VERIZON WANTS TO DUMP RURAL CUSTOMERS?: According to Phillip Dampier, who writes for several Internet sites, including Competition and Consumer News, Verizon CEO Lowell McAdam recently told a Wall Street investor audience that Verizon’s future earnings and focus should be primarily on the wireless side of the business, because that is where there is serious money to be made. Dampier says that McAdam’s leadership challenges the long-standing telephone company philosophy of earning a stable, predictable profit as Verizon did when it was a regulated monopoly. Instead, McAdam shifted the work culture towards an obsession with shareholder value. Some of the most revealing commentary from McAdam came in response to questions about what Verizon plans to do with its enormous landline phone network, dominant in the northeastern United States, Dampier said. He added that: “In comments sure to alarm rural Verizon customers from Massachusetts to Virginia, McAdam clearly signaled the company is laying the groundwork to abandon its rural phone network (and DSL broadband) as soon as regulators allow. ‘In [...] areas that are more rural and more sparsely populated, we have got [a wireless 4G] LTE built that will handle all of those services and so we are going to cut the copper off there.’ McAdam said,. “We are going to do it over wireless. So I am going to be really shrinking the amount of copper we have out there and then I can focus the investment on that to improve the performance of it.”

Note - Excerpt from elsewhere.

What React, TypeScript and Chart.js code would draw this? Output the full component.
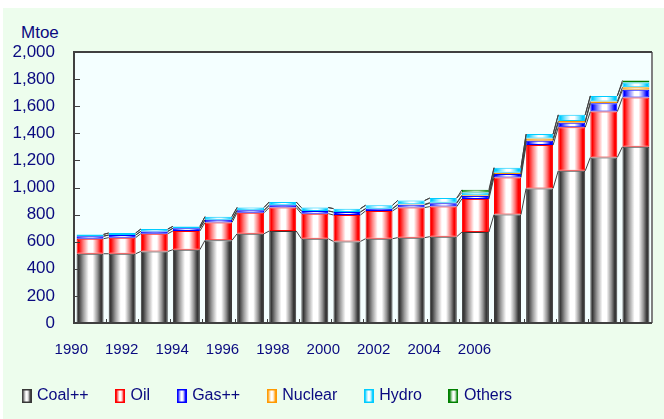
import React, { useEffect, useRef } from "react";
import { Chart, registerables } from "chart.js";

Chart.register(...registerables);

const YEARS = ["1990","1991","1992","1993","1994","1995","1996","1997","1998","1999","2000","2001","2002","2003","2004","2005","2006","2007"];
const COAL = [511, 511, 528, 541, 610, 659, 679, 622, 602, 622, 630, 637, 671, 800, 993, 1123, 1222, 1301];
const OIL = [111, 119, 131, 138, 132, 155, 173, 185, 195, 205, 222, 222, 245, 274, 320, 321, 338, 363];
const GAS = [19, 19, 17, 20, 20, 18, 17, 20, 22, 17, 20, 25, 22, 25, 32, 34, 62, 57];
const NUCLEAR = [0, 0, 0, 0, 0, 0, 0, 0, 0, 0, 4, 4, 5, 9, 17, 12, 12, 19];
const HYDRO = [13, 15, 17, 14, 23, 21, 24, 25, 25, 25, 28, 34, 20, 38, 32, 46, 42, 35];
const OTHERS = [0, 0, 0, 0, 0, 0, 0, 0, 0, 0, 0, 0, 20, 0, 0, 0, 0, 15];
const SERIES_NAMES = ["Coal++", "Oil", "Gas++", "Nuclear", "Hydro", "Others"];
const X_TICK_LABELS = ["1990", "1992", "1994", "1996", "1998", "2000", "2002", "2004", "2006"];
const Y_TICKS_STEP = 200;
const UNIT_LABEL = "Mtoe";

const COLORS = ["#383838", "#FF0000", "#0000FF", "#FF9900", "#00CCFF", "#008000"];
const TEXT = "#0A0A80";
const FONT = "'Liberation Sans', Arial, sans-serif";
const BAR_PCT = 0.84;

function hexToRgb(h: string) {
  const n = parseInt(h.slice(1), 16);
  return [(n >> 16) & 255, (n >> 8) & 255, n & 255];
}
function mix(h: string, t: number) {
  const [r, g, b] = hexToRgb(h);
  const m = (c: number) => Math.round(c + (255 - c) * t);
  return `rgb(${m(r)},${m(g)},${m(b)})`;
}
function addStops(g: CanvasGradient, base: string) {
  g.addColorStop(0, base);
  g.addColorStop(0.08, base);
  g.addColorStop(0.25, mix(base, 0.5));
  g.addColorStop(0.45, "#ffffff");
  g.addColorStop(0.6, "#ffffff");
  g.addColorStop(0.78, mix(base, 0.45));
  g.addColorStop(0.9, base);
  g.addColorStop(1, base);
}

function barFill(base: string) {
  return (c: any) => {
    const chart = c.chart;
    const area = chart.chartArea;
    if (!area || c.dataIndex == null || !chart.scales.x) return base;
    const cx = chart.scales.x.getPixelForValue(c.dataIndex);
    const w = ((area.right - area.left) / YEARS.length) * BAR_PCT;
    const g = chart.ctx.createLinearGradient(cx - w / 2, 0, cx + w / 2, 0);
    addStops(g, base);
    return g;
  };
}

function legendSymbol(base: string) {
  const cv = document.createElement("canvas");
  cv.width = 10;
  cv.height = 14;
  const ctx = cv.getContext("2d")!;
  const g = ctx.createLinearGradient(0, 0, 10, 0);
  addStops(g, base);
  ctx.fillStyle = g;
  ctx.fillRect(0, 0, 10, 14);
  ctx.strokeStyle = base;
  ctx.lineWidth = 1.5;
  ctx.strokeRect(0.75, 0.75, 8.5, 12.5);
  return cv;
}

const plotFrame = {
  id: "plotFrame",
  beforeDatasetsDraw(chart: any) {
    const { ctx, chartArea: a } = chart;
    ctx.save();
    ctx.fillStyle = "#F4FFFF";
    ctx.fillRect(a.left, a.top, a.right - a.left, a.bottom - a.top);
    ctx.restore();
  },
  afterDatasetsDraw(chart: any) {
    const { ctx, chartArea: a } = chart;
    ctx.save();
    ctx.strokeStyle = "#404040";
    ctx.lineWidth = 1;
    chart.data.datasets.forEach((_: any, di: number) => {
      const meta = chart.getDatasetMeta(di);
      for (let i = 0; i < meta.data.length - 1; i++) {
        const b0 = meta.data[i];
        const b1 = meta.data[i + 1];
        ctx.beginPath();
        ctx.moveTo(b0.x + b0.width / 2, b0.y);
        ctx.lineTo(b1.x - b1.width / 2, b1.y);
        ctx.stroke();
      }
    });
    const y = chart.scales.y;
    for (let v = Y_TICKS_STEP; v < 2000; v += Y_TICKS_STEP) {
      const py = Math.round(y.getPixelForValue(v)) + 0.5;
      ctx.beginPath();
      ctx.moveTo(a.left, py);
      ctx.lineTo(a.left + 6, py);
      ctx.stroke();
    }
    const x = chart.scales.x;
    const step = (a.right - a.left) / YEARS.length;
    for (let i = 1; i < YEARS.length; i++) {
      const px = Math.round(x.getPixelForValue(i) - step / 2) + 0.5;
      ctx.beginPath();
      ctx.moveTo(px, a.bottom);
      ctx.lineTo(px, a.bottom - 4);
      ctx.stroke();
    }
    ctx.lineWidth = 2;
    ctx.strokeStyle = "#808080";
    ctx.beginPath();
    ctx.moveTo(a.right, a.top);
    ctx.lineTo(a.right, a.bottom);
    ctx.stroke();
    ctx.strokeStyle = "#404040";
    ctx.beginPath();
    ctx.moveTo(a.right, a.top);
    ctx.lineTo(a.left, a.top);
    ctx.lineTo(a.left, a.bottom);
    ctx.lineTo(a.right, a.bottom);
    ctx.stroke();
    ctx.restore();
  },
};

export default function App() {
  const ref = useRef<HTMLCanvasElement>(null);
  useEffect(() => {
    document.body.style.margin = "0";
    const series = [COAL, OIL, GAS, NUCLEAR, HYDRO, OTHERS];
    const chart = new Chart(ref.current!, {
      type: "bar",
      data: {
        labels: YEARS,
        datasets: series.map((d, i) => ({
          label: SERIES_NAMES[i],
          data: d,
          backgroundColor: barFill(COLORS[i]),
          borderColor: COLORS[i],
          borderWidth: 1,
          borderSkipped: false,
          barPercentage: BAR_PCT,
          categoryPercentage: 1,
          xAxisID: "x",
          yAxisID: "y",
        })),
      },
      options: {
        responsive: false,
        animation: false,
        devicePixelRatio: 1,
        layout: { padding: { top: 52, right: 12, bottom: 5, left: 0 } },
        plugins: {
          tooltip: { enabled: false },
          legend: {
            position: "bottom",
            align: "start",
            labels: {
              usePointStyle: true,
              pointStyleWidth: 5,
              boxWidth: 10,
              boxHeight: 14,
              padding: 29,
              color: TEXT,
              font: { family: FONT, size: 16 },
              generateLabels: (ch: any) =>
                ch.data.datasets.map((ds: any, i: number) => ({
                  text: ds.label,
                  fillStyle: COLORS[i],
                  strokeStyle: COLORS[i],
                  lineWidth: 0,
                  pointStyle: legendSymbol(COLORS[i]),
                  datasetIndex: i,
                  hidden: false,
                  fontColor: TEXT,
                })),
            },
          },
        },
        scales: {
          x: {
            display: false,
            stacked: true,
            offset: true,
          },
          x2: {
            type: "linear",
            position: "bottom",
            offset: false,
            min: 1990.107,
            max: 2013.044,
            grid: { display: false, drawTicks: false, offset: false },
            border: { display: false },
            afterBuildTicks: (s: any) => {
              s.ticks = X_TICK_LABELS.map((l) => ({ value: Number(l) }));
            },
            afterFit: (s: any) => {
              s.height = 36;
            },
            ticks: {
              autoSkip: false,
              maxRotation: 0,
              padding: 18,
              color: TEXT,
              font: { family: FONT, size: 15 },
              callback: (_v: any, i: number) => X_TICK_LABELS[i],
            },
          },
          y: {
            stacked: true,
            min: 0,
            max: 2000,
            grid: { display: false, drawTicks: false },
            border: { display: false },
            afterFit: (s: any) => {
              s.width = 79;
            },
            ticks: {
              stepSize: Y_TICKS_STEP,
              padding: 19,
              color: TEXT,
              font: { family: FONT, size: 17 },
            },
          },
        },
      },
      plugins: [plotFrame],
    } as any);
    return () => chart.destroy();
  }, []);

  return (
    <div style={{ position: "fixed", left: 0, top: 0, width: 664, height: 419, background: "#ffffff", overflow: "hidden" }}>
      <div style={{ position: "absolute", left: 3, top: 8, right: 0, bottom: 0, background: "#EDFDED" }} />
      <div
        style={{
          position: "absolute",
          left: 21,
          top: 24,
          fontFamily: FONT,
          fontSize: 17,
          lineHeight: "17px",
          color: TEXT,
        }}
      >
        {UNIT_LABEL}
      </div>
      <canvas ref={ref} width={669} height={419} style={{ position: "absolute", left: -5, top: 0 }} />
    </div>
  );
}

FCC ADOPTS ORDER ON ASSESSMENT, COLLECTION OF FY 2012 REGULATORY FEES: The FCC has adopted a Report and Order (R&O) regarding the assessment and collection of $339,844,000 in regulatory fees for Fiscal Year (FY) 2012. In this annual regulatory fee proceeding, the FCC retained many of the current methods, policies, and procedures for collecting in prior years. The FCC expects to collect these fees during a September 2012 filing window. In the R&O, the FCC addresses the following issues:
(1) incorporating 2010 Census data into its broadcast population data,
(2) assessing a regulatory fee for each broadcasting facility operating either in an analog or digital mode (but not both) for Low Power, Class A, and TV Translators/Boosters,
(3) maintaining the FY 2012 Interstate Telecommunications Service Provider (ITSP) fee rate at the same level as in FY 2011,
(4) using an online filing system for the filing of requests for a refund, waiver, fee reduction, or deferment of payment of an application or regulatory fee,
(5) maintaining the Commercial Mobile Radio Service (CMRS) Messaging Service at the rate of $.08 per subscriber, and
(6) the Commission will continue to promote greater use of technology (and less use of paper) in improving its regulatory fee notification and collection processes.